**Data shown**
****************

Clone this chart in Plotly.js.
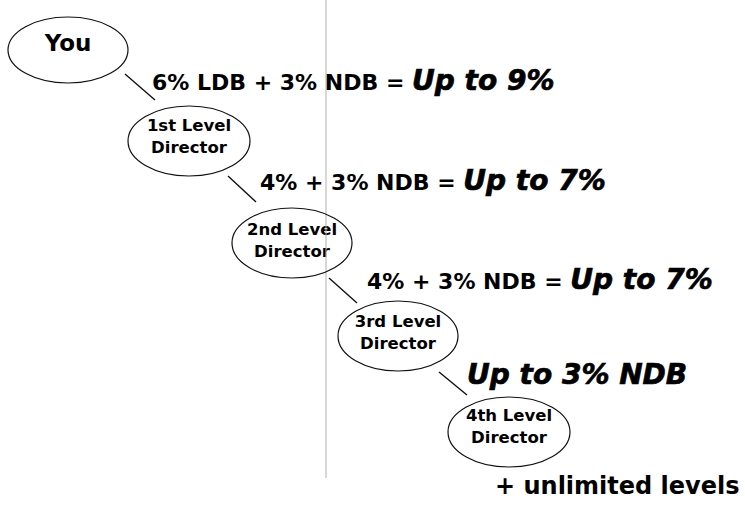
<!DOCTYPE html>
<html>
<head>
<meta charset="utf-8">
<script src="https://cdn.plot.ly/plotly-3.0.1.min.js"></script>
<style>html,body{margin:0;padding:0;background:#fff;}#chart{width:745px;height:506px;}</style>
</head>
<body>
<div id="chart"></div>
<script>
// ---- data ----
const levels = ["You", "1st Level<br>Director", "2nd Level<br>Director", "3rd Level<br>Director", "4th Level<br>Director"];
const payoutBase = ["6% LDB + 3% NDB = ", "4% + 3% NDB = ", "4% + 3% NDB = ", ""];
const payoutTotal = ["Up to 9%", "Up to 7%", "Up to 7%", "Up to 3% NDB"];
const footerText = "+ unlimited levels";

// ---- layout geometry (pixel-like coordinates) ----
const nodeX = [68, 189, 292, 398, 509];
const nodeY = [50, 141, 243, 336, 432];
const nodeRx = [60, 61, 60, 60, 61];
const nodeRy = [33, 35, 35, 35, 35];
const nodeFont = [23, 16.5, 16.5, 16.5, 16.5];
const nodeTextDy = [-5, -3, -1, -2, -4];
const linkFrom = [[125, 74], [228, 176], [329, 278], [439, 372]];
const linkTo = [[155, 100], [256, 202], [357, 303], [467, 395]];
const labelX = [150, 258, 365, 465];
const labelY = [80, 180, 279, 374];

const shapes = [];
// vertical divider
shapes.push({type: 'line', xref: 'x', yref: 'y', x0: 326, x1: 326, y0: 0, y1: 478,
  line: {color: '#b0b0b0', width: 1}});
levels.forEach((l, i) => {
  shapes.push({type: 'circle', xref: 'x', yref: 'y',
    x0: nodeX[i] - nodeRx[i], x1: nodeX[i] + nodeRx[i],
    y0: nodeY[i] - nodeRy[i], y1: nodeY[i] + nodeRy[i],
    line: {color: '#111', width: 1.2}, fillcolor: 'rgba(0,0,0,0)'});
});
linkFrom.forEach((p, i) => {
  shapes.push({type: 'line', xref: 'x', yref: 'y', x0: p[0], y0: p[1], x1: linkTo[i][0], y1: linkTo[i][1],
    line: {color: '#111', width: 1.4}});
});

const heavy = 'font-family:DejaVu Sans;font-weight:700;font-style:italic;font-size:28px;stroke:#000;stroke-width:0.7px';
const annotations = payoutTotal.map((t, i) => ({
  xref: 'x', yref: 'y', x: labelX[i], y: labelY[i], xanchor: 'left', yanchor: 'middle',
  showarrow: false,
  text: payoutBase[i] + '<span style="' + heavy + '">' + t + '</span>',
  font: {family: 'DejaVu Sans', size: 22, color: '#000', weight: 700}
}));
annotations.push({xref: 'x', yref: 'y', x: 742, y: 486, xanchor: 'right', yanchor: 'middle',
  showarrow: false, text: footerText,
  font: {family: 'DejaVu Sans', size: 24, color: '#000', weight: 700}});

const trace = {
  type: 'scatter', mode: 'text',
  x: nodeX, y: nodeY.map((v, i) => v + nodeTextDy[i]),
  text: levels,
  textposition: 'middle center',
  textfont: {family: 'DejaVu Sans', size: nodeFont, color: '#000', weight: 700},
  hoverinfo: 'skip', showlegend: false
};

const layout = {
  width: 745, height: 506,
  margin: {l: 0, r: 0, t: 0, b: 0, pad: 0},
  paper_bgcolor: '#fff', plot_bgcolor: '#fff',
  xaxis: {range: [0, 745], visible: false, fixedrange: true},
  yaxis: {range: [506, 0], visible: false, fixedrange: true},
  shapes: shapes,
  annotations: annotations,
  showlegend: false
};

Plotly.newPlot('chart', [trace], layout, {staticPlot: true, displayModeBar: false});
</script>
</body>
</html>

****************

**Exercise objective**
Where a line above holds the string "chart", show that line.

**Output of the task**
Clone this chart in Plotly.js.
<style>html,body{margin:0;padding:0;background:#fff;}#chart{width:745px;height:506px;}</style>
<div id="chart"></div>
Plotly.newPlot('chart', [trace], layout, {staticPlot: true, displayModeBar: false});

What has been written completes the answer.